2 野生生物保護の総合的推進
野生生物は、人間の生存が依存している生態系の重要な構成主体であり、自然環境のバランスの維持に寄与するとともに、学術、レクリエーション等の観点からも、人間にとって必要不可欠な存在である。加えて、野生生物は、医学や農林業の分野では、近年の遺伝子工学の進歩に伴い、潜在的利用可能性を持つ遺伝子資源としても重要視されている。
総理府が61年10月に行った「自然保護に関する世論調査」によると、「人間生活と自然のバランスを崩さないように野生生物が生育できる環境をつくるよう努めるべきだ」と答えたものが71.0%と圧倒的に多く、「人間の生活がある程度制約されても、野生生物が生育できる環境を大切にしたり作るように努めるべきだ」が17.4%と両者を合わせると9割近くの者が野生生物の保護の重要性を訴えており、「人間が社会生活を営むためには、野生生物が成育できる環境が失われてもやむを得ない」は4.9%にすぎない。この傾向は前回調査(56年)と比べ強まっている。

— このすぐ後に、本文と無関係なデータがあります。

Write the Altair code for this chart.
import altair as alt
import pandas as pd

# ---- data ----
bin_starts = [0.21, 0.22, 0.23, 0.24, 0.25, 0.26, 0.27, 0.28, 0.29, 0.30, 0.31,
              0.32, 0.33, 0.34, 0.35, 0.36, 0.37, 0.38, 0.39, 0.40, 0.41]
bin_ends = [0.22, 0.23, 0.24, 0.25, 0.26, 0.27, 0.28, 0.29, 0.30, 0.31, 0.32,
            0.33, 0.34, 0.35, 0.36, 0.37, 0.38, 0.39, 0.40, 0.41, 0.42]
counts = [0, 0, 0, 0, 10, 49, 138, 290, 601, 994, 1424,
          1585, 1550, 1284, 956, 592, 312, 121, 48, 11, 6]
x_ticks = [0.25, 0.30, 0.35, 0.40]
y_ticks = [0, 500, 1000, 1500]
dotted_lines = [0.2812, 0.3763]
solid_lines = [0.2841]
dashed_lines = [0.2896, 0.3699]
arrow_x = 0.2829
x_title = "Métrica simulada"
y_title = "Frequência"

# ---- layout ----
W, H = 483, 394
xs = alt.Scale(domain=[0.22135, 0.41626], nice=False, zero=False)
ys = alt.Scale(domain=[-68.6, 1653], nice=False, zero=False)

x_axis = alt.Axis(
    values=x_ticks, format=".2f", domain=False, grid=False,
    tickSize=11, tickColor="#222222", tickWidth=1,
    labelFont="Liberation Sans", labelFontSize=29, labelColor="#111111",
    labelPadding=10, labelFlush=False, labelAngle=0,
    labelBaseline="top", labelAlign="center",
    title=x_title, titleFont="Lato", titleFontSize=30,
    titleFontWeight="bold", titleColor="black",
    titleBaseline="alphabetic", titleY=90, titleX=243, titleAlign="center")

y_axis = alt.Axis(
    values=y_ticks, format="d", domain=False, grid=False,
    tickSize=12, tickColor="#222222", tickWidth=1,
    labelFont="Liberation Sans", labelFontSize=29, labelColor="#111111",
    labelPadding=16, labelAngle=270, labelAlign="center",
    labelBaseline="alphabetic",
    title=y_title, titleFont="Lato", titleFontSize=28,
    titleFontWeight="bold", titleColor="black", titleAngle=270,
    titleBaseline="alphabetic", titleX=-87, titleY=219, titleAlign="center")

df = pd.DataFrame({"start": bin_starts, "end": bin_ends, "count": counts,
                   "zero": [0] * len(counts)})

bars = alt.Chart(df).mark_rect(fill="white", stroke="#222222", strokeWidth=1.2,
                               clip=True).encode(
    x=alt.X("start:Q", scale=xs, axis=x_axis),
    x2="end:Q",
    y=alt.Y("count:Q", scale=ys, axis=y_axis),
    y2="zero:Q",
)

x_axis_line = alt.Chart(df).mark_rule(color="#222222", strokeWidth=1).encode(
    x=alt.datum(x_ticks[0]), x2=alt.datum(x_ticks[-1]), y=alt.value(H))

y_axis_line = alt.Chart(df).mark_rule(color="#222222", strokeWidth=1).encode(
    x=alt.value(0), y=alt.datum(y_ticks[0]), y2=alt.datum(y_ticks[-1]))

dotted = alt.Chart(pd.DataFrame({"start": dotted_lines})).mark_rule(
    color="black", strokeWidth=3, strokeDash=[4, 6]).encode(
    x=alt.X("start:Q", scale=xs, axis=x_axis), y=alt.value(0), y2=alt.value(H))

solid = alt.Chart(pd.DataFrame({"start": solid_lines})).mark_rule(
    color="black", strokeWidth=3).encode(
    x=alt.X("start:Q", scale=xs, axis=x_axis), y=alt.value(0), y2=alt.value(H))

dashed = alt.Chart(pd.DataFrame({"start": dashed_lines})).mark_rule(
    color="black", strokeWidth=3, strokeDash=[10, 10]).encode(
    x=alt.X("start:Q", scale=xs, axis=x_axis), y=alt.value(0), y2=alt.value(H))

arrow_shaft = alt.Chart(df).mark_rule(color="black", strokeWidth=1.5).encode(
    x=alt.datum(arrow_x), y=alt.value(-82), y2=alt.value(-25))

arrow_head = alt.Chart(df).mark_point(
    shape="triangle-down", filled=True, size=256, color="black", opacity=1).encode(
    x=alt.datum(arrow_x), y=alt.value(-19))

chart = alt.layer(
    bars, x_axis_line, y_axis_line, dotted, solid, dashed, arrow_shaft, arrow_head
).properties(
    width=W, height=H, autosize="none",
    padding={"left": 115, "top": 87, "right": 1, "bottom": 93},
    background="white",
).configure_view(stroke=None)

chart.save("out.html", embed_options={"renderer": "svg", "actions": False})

しかしながら、野生生物の種の減少が、国際的にも国内的にも進行しており、野生生物の保護が重要な課題となっている。我が国では、「鳥獣保護及狩猟ニ関スル法律」に基づき鳥獣保護区の設定、狩猟や取引の規制等を行うほか、「自然環境保全法」、「自然公園法」、「文化財保護法」及び「特殊鳥類の譲渡等の規制に関する法律」により保護が図られてきたが、今後は、以下の点を中心に新たな展開を図っていく必要がある。
まず、第一に取り組まなければならないのは、国際的にも強い要請のある「絶滅のおそれのある野生動植物の種の国際取引に関する条約」(ワシントン条約)のより効果的な実施である。このため、輸入時における規制の強化を図るとともに、「絶滅のおそれのある野生動植物の譲渡の規制等に関する法律案」を第108回国会に提出している。同法は、絶滅のおそれのある野生動植物の種について国内における流通の規制を行うとともに、その保護を図るための措置を講ずることを内容としている。

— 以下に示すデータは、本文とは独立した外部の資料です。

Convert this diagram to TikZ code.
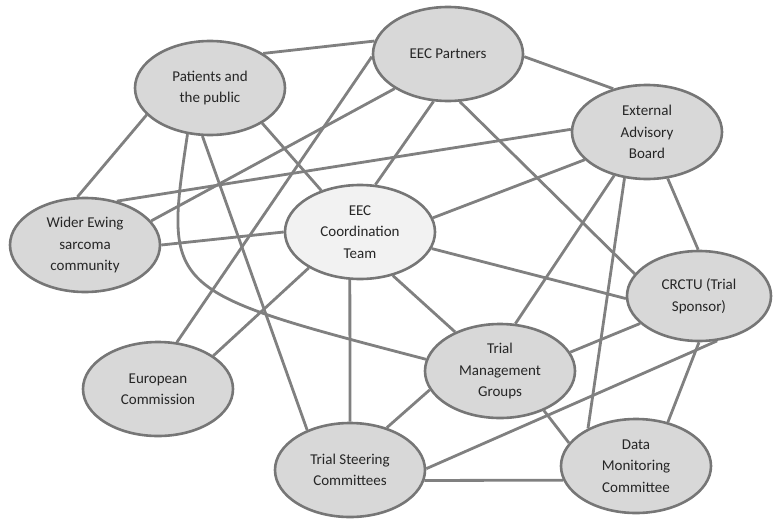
\documentclass[tikz,border=0pt]{standalone}
\usepackage{fontspec}
\setmainfont{Carlito}
\usepackage{xcolor}
\definecolor{linegray}{RGB}{128,128,128}
\definecolor{ringgray}{RGB}{118,118,118}
\definecolor{bubble}{RGB}{216,216,216}
\definecolor{bubblelight}{RGB}{242,242,242}
\usepackage{tikz}
\usetikzlibrary{shapes.geometric,backgrounds}

\begin{document}
\begin{tikzpicture}[x=1pt, y=-1pt, font=\fontsize{15}{21.5}\selectfont,
  party/.style={ellipse, draw=ringgray, line width=2.6pt, fill=bubble, minimum width=150pt, minimum height=94pt, inner sep=0pt, align=center, text=black!85},
  link/.style={linegray, line width=2.8pt}]
\useasboundingbox (0,0) rectangle (773,519);
\node[party] (pat) at (210,88) {Patients and\\the public};
\node[party] (par) at (448,54) {EEC Partners};
\node[party] (ext) at (647,132) {External\\Advisory\\Board};
\node[party] (wid) at (85,245) {Wider Ewing\\sarcoma\\community};
\node[party, fill=bubblelight] (coo) at (360,232) {EEC\\Coordination\\Team};
\node[party, minimum width=144pt, minimum height=90pt] (crc) at (699,296) {CRCTU (Trial\\Sponsor)};
\node[party] (eur) at (158,389) {European\\Commission};
\node[party] (tmg) at (500,371) {Trial\\Management\\Groups};
\node[party] (tsc) at (350,470) {Trial Steering\\Committees};
\node[party] (dmc) at (636,466) {Data\\Monitoring\\Committee};
\begin{scope}[on background layer]
\draw[link] (pat.33) -- (par.170);
\draw[link] (pat.203) -- (wid.99);
\draw[link] (pat.326) -- (coo.133);
\draw[link] (pat.261) -- (tsc.137);
\draw[link] (pat.244) .. controls (164,291) .. (tmg.171);
\draw[link] (par.213) -- (wid.20);
\draw[link] (par.182) -- (eur.68);
\draw[link] (par.253) -- (coo.72);
\draw[link] (par.284) -- (crc.161);
\draw[link] (par.358) -- (ext.128);
\draw[link] (ext.178) -- (wid.54);
\draw[link] (ext.204) -- (coo.11);
\draw[link] (ext.233) -- (tmg.72);
\draw[link] (ext.244) -- (dmc.142);
\draw[link] (ext.294) -- (crc.91);
\draw[link] (wid.0) -- (coo.180);
\draw[link] (coo.347) -- (crc.182);
\draw[link] (coo.307) -- (tmg.139);
\draw[link] (coo.258) -- (tsc.90);
\draw[link] (coo.215) -- (eur.31);
\draw[link] (tmg.15) -- (crc.205);
\draw[link] (tmg.195) -- (tsc.49);
\draw[link] (tmg.318) -- (dmc.161);
\draw[link] (tsc.352) -- (dmc.191);
\draw[link] (tsc.1) -- (crc.292);
\draw[link] (crc.270) -- (dmc.54);
\end{scope}
\end{tikzpicture}
\end{document}
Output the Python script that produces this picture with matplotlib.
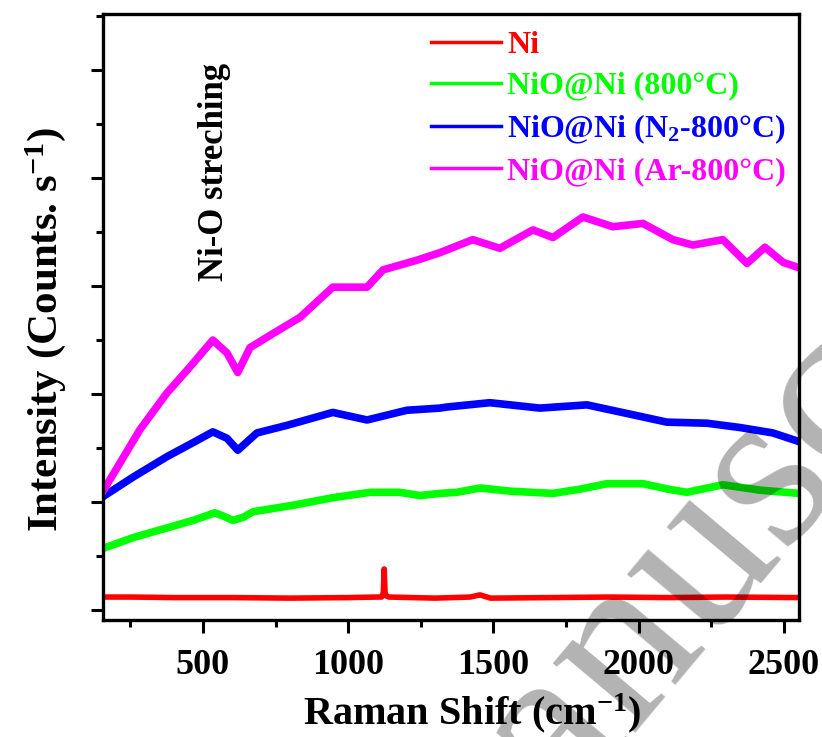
import matplotlib
matplotlib.use("Agg")
import matplotlib.pyplot as plt
from matplotlib.ticker import MultipleLocator

plt.rcParams['font.family'] = ['Liberation Serif', 'DejaVu Serif']
plt.rcParams['font.weight'] = 'bold'
plt.rcParams['axes.labelweight'] = 'bold'
plt.rcParams['mathtext.fontset'] = 'custom'
plt.rcParams['mathtext.rm'] = 'Liberation Serif:bold'
plt.rcParams['mathtext.it'] = 'Liberation Serif:bold'
plt.rcParams['mathtext.bf'] = 'Liberation Serif:bold'

# values (Raman shift in cm-1, intensity in arbitrary units)
ni_x = [156, 250, 400, 600, 800, 1000, 1100, 1115, 1121, 1124, 1127, 1131, 1140,
        1300, 1420, 1454, 1490, 1700, 1900, 2100, 2300, 2552]
ni_y = [0.12, 0.12, 0.115, 0.115, 0.11, 0.115, 0.12, 0.12, 0.16, 0.38, 0.16, 0.13, 0.12,
        0.11, 0.12, 0.14, 0.11, 0.115, 0.12, 0.115, 0.12, 0.115]

g_x = [156, 259, 376, 466, 541, 570, 603, 640, 672, 810, 947, 1075, 1178, 1247, 1316,
       1374, 1454, 1560, 1705, 1800, 1891, 2015, 2100, 2166, 2290, 2418, 2552]
g_y = [0.57, 0.67, 0.76, 0.83, 0.90, 0.87, 0.83, 0.86, 0.91, 0.97, 1.04, 1.09, 1.09, 1.06, 1.08,
       1.09, 1.13, 1.10, 1.08, 1.12, 1.17, 1.17, 1.12, 1.09, 1.16, 1.11, 1.08]

b_x = [156, 259, 376, 466, 534, 583, 620, 686, 789, 947, 1065, 1202, 1316, 1340, 1488,
       1660, 1822, 1960, 2097, 2235, 2349, 2462, 2552]
b_y = [1.05, 1.23, 1.42, 1.55, 1.65, 1.59, 1.48, 1.64, 1.71, 1.83, 1.76, 1.85, 1.87, 1.88, 1.92,
       1.87, 1.90, 1.82, 1.74, 1.73, 1.69, 1.64, 1.56]

m_x = [156, 214, 283, 376, 455, 534, 583, 620, 662, 741, 834, 947, 1065, 1120, 1237, 1316,
       1429, 1522, 1636, 1705, 1808, 1911, 2015, 2118, 2187, 2290, 2373, 2435, 2497, 2552]
m_y = [1.10, 1.36, 1.67, 2.01, 2.25, 2.50, 2.38, 2.20, 2.43, 2.56, 2.71, 2.99, 2.99, 3.15, 3.24, 3.31,
       3.43, 3.35, 3.52, 3.45, 3.64, 3.55, 3.58, 3.43, 3.38, 3.43, 3.21, 3.36, 3.22, 3.17]

x_ticks = [500, 1000, 1500, 2000, 2500]

fig = plt.figure(figsize=(8.22, 7.37), dpi=100)
ax = fig.add_axes([0.1253, 0.1587, 0.8467, 0.8223])

ax.plot(ni_x, ni_y, color='#ff0000', lw=4, label='Ni')
ax.plot(g_x, g_y, color='#00ff00', lw=5.5, label='NiO@Ni (800°C)')
ax.plot(b_x, b_y, color='#0000ff', lw=5.5, label='NiO@Ni (N$_2$-800°C)')
ax.plot(m_x, m_y, color='#ff00ff', lw=5.5, label='NiO@Ni (Ar-800°C)')

ax.set_xlim(156, 2552)
ax.set_ylim(-0.093, 5.52)
ax.set_xticks(x_ticks)
ax.xaxis.set_minor_locator(MultipleLocator(250))
ax.yaxis.set_major_locator(MultipleLocator(1))
ax.yaxis.set_minor_locator(MultipleLocator(0.5))
ax.set_yticklabels([])
ax.tick_params(which='major', direction='out', length=9, width=2.2, labelsize=26, pad=12)
ax.tick_params(which='minor', direction='out', length=5, width=2.2)
for s in ax.spines.values():
    s.set_linewidth(2.4)

ax.set_xlabel('Raman Shift (cm$^{-1}$)', fontsize=29)
ax.xaxis.set_label_coords(0.53, -0.118)
ax.set_ylabel('Intensity (Counts. s$^{-1}$)', fontsize=31)
ax.yaxis.set_label_coords(-0.05, 0.48)

ax.text(541, 4.06, 'Ni-O streching', rotation=90, fontsize=25, ha='center', va='center')

leg = ax.legend(loc='upper right', bbox_to_anchor=(1.018, 1.015), frameon=False,
                labelcolor='linecolor', fontsize=23, handlelength=2.2,
                handletextpad=0.2, labelspacing=0.36, borderaxespad=0.4)
for h in leg.get_lines():
    h.set_linewidth(2.5)

# watermark of the source document
fig.text(0.90, 0.30, 'manuscript', rotation=50, fontsize=170, color='black', alpha=0.3,
         fontweight='normal', ha='center', va='center')

fig.savefig('out.png', dpi=100)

第二は、野生生物の保護のための調査・研究等を充実することである。61年度から「緊急に保護を要する動植物の種の選定調査」を実施しているが、生息状況調査等により得られる情報を踏まえ、種や生息地に対する保護の優先順位を明らかにすることが緊急の課題である。
第三に、絶滅のおそれのある野生生物の保護・増殖を推進することである。生息地の確保と併せて、衰退の原因の排除・低減を図るとともに、人工増殖を行うことが望ましい種のリストアップや動物園等の協力を得た体制の整備などを進めていくことが重要である。
以上のような諸施策を効果的に実施するためには、国、地方を通じた総合的、計画的な取組を一層推進していく必要がある。